Treehugging Tuesday- SOAP!
A few weeks ago my liveaboard friend Behan left this comment: “In the realm of small things: speaking of fish-friendly detergent, there is this old cruising myth about Joy. Liveaboards / cruisers are supposed to love it “because it gives suds in salt water.” Somehow I don’t think it’s fish friendly, although I can’t point to a reference. And… why the fuss about suds? They’re not necessary to get clean, right? The friendly stuff still seems to work just fine. How on earth- (Earth!) can we get this myth dispelled?”
Truly, eh? We’ve tried to do without petroleum-based soaps for a couple of year now, even off the boat. Now that we’re on the boat, when I pump my sink water overboard every day, I can’t imagine using anything but biodegradable, fish-safe soap. It’s my responsibility to do stuff like that, eh? There was certainly a time, on our old boat, when we indulged in our old friends Joy and Dawn. But in the last two years or so, there are so many choices in the realm of cleaning supplies, it wouldn’t even occur to me to buy the other stuff. So, like Behan asked, why do people do it?

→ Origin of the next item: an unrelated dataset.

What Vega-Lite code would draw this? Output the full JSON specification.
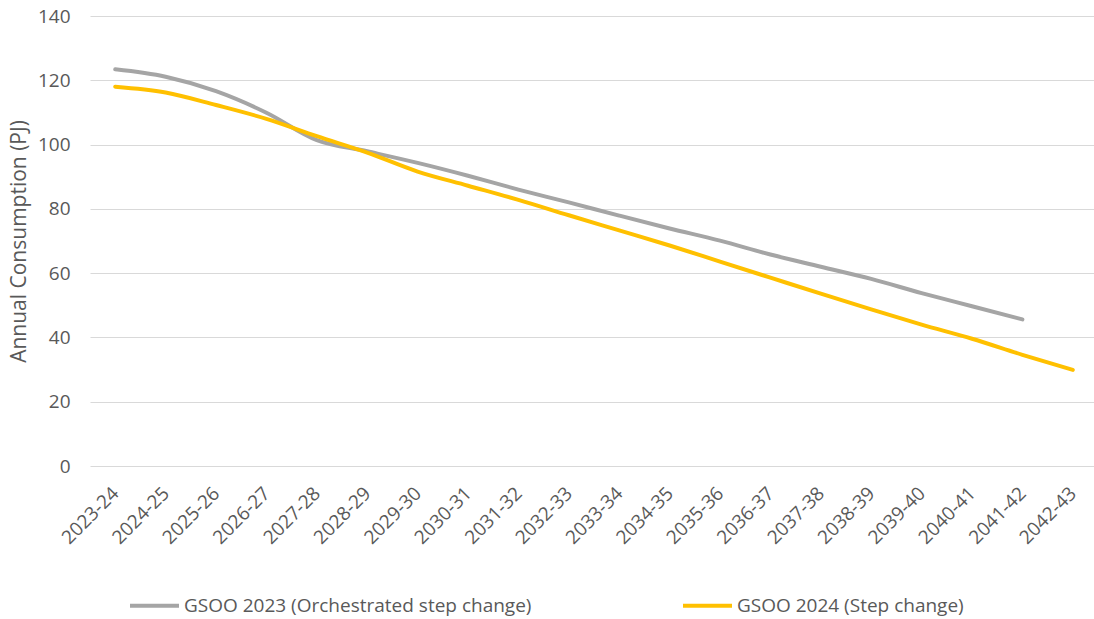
{
  "$schema": "https://vega.github.io/schema/vega-lite/v6.json",
  "width": 1008,
  "height": 450,
  "autosize": "none",
  "padding": {"left": 90, "top": 16, "right": 0, "bottom": 153},
  "background": "white",
  "config": {
    "view": {"stroke": null},
    "font": "Open Sans",
    "axis": {"labelColor": "#595959", "titleColor": "#595959", "labelFont": "Open Sans", "titleFont": "Open Sans"},
    "legend": {"labelFont": "Open Sans"}
  },
  "data": {
    "values": [
      {"year": "2023-24", "series": "GSOO 2023 (Orchestrated step change)", "value": 123.4},
      {"year": "2024-25", "series": "GSOO 2023 (Orchestrated step change)", "value": 121.1},
      {"year": "2025-26", "series": "GSOO 2023 (Orchestrated step change)", "value": 116.6},
      {"year": "2026-27", "series": "GSOO 2023 (Orchestrated step change)", "value": 109.9},
      {"year": "2027-28", "series": "GSOO 2023 (Orchestrated step change)", "value": 101.4},
      {"year": "2028-29", "series": "GSOO 2023 (Orchestrated step change)", "value": 97.9},
      {"year": "2029-30", "series": "GSOO 2023 (Orchestrated step change)", "value": 94.3},
      {"year": "2030-31", "series": "GSOO 2023 (Orchestrated step change)", "value": 90.3},
      {"year": "2031-32", "series": "GSOO 2023 (Orchestrated step change)", "value": 86.0},
      {"year": "2032-33", "series": "GSOO 2023 (Orchestrated step change)", "value": 82.0},
      {"year": "2033-34", "series": "GSOO 2023 (Orchestrated step change)", "value": 77.9},
      {"year": "2034-35", "series": "GSOO 2023 (Orchestrated step change)", "value": 73.9},
      {"year": "2035-36", "series": "GSOO 2023 (Orchestrated step change)", "value": 70.1},
      {"year": "2036-37", "series": "GSOO 2023 (Orchestrated step change)", "value": 65.8},
      {"year": "2037-38", "series": "GSOO 2023 (Orchestrated step change)", "value": 62.0},
      {"year": "2038-39", "series": "GSOO 2023 (Orchestrated step change)", "value": 58.2},
      {"year": "2039-40", "series": "GSOO 2023 (Orchestrated step change)", "value": 53.8},
      {"year": "2040-41", "series": "GSOO 2023 (Orchestrated step change)", "value": 49.7},
      {"year": "2041-42", "series": "GSOO 2023 (Orchestrated step change)", "value": 45.6},
      {"year": "2023-24", "series": "GSOO 2024 (Step change)", "value": 118.0},
      {"year": "2024-25", "series": "GSOO 2024 (Step change)", "value": 116.2},
      {"year": "2025-26", "series": "GSOO 2024 (Step change)", "value": 112.3},
      {"year": "2026-27", "series": "GSOO 2024 (Step change)", "value": 108.0},
      {"year": "2027-28", "series": "GSOO 2024 (Step change)", "value": 102.6},
      {"year": "2028-29", "series": "GSOO 2024 (Step change)", "value": 97.5},
      {"year": "2029-30", "series": "GSOO 2024 (Step change)", "value": 91.6},
      {"year": "2030-31", "series": "GSOO 2024 (Step change)", "value": 87.2},
      {"year": "2031-32", "series": "GSOO 2024 (Step change)", "value": 82.8},
      {"year": "2032-33", "series": "GSOO 2024 (Step change)", "value": 78.0},
      {"year": "2033-34", "series": "GSOO 2024 (Step change)", "value": 73.3},
      {"year": "2034-35", "series": "GSOO 2024 (Step change)", "value": 68.6},
      {"year": "2035-36", "series": "GSOO 2024 (Step change)", "value": 63.6},
      {"year": "2036-37", "series": "GSOO 2024 (Step change)", "value": 58.6},
      {"year": "2037-38", "series": "GSOO 2024 (Step change)", "value": 53.6},
      {"year": "2038-39", "series": "GSOO 2024 (Step change)", "value": 48.7},
      {"year": "2039-40", "series": "GSOO 2024 (Step change)", "value": 44.0},
      {"year": "2040-41", "series": "GSOO 2024 (Step change)", "value": 39.6},
      {"year": "2041-42", "series": "GSOO 2024 (Step change)", "value": 34.6},
      {"year": "2042-43", "series": "GSOO 2024 (Step change)", "value": 29.9}
    ]
  },
  "mark": {"type": "line", "strokeWidth": 4, "interpolate": "monotone", "strokeCap": "round"},
  "encoding": {
    "x": {
      "field": "year",
      "type": "ordinal",
      "scale": {"type": "point", "padding": 0.5},
      "axis": {
        "title": null,
        "labelAngle": -45,
        "labelAlign": "right",
        "labelBaseline": "middle",
        "labelFontSize": 19,
        "labelPadding": 24,
        "ticks": false,
        "domain": false,
        "grid": false
      }
    },
    "y": {
      "field": "value",
      "type": "quantitative",
      "scale": {"domain": [0, 140], "nice": false},
      "axis": {
        "title": "Annual Consumption (PJ)",
        "titleFontSize": 21,
        "titleFontWeight": "normal",
        "titlePadding": 8,
        "labelFontSize": 19,
        "labelPadding": 20,
        "values": [0, 20, 40, 60, 80, 100, 120, 140],
        "ticks": false,
        "domain": false,
        "grid": true,
        "gridColor": "#D9D9D9",
        "gridWidth": 1
      }
    },
    "color": {
      "field": "series",
      "type": "nominal",
      "scale": {
        "domain": ["GSOO 2023 (Orchestrated step change)", "GSOO 2024 (Step change)"],
        "range": ["#A5A5A5", "#FFC000"]
      },
      "legend": {
        "title": null,
        "orient": "none",
        "legendX": 38,
        "legendY": 563,
        "direction": "horizontal",
        "symbolType": "stroke",
        "symbolSize": 2401,
        "symbolStrokeWidth": 4,
        "labelFontSize": 19,
        "labelColor": "#595959",
        "labelOffset": 3,
        "columnPadding": 143,
        "labelLimit": 500
      }
    }
  }
}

I assume it’s habit. It’s what you’ve always known. I can understand that. You assume the other stuff works better with its rinse agents and sudsing properties. It might, but you’re probably using too much of it anyway. It can be cheaper, certainly. But the best advice someone gave me a while back is to dilute, dilute, dilute. The soap companies want more of your business. Things have become so super-concentrated lately that you can easily replace half the soap bottle with water and still have an effective solution. The same is true of laundry detergents. If your clothes smell strongly of detergent, you’re using more than you need. Half the recommended amount will suffice in most cases. For the same reason you use less with cloth diapers, use less in normal loads. Lots of soap causes it to build up on your clothes. When we first tried Charlie’s Soap- a washing soda-based natural cleaner, they recommended running a few loads of their soap and water through the machine, just to eliminate the nasty detergent residue. Eww. It does wonders for cloth diapers.
Use better stuff, use less, and if you’re a sucker for scents, I can whole-heartedly recommend Seventh Generation’s dish soap and laundry detergent. It smells like something you might actually find in nature, not to mention that it’s made from the good stuff.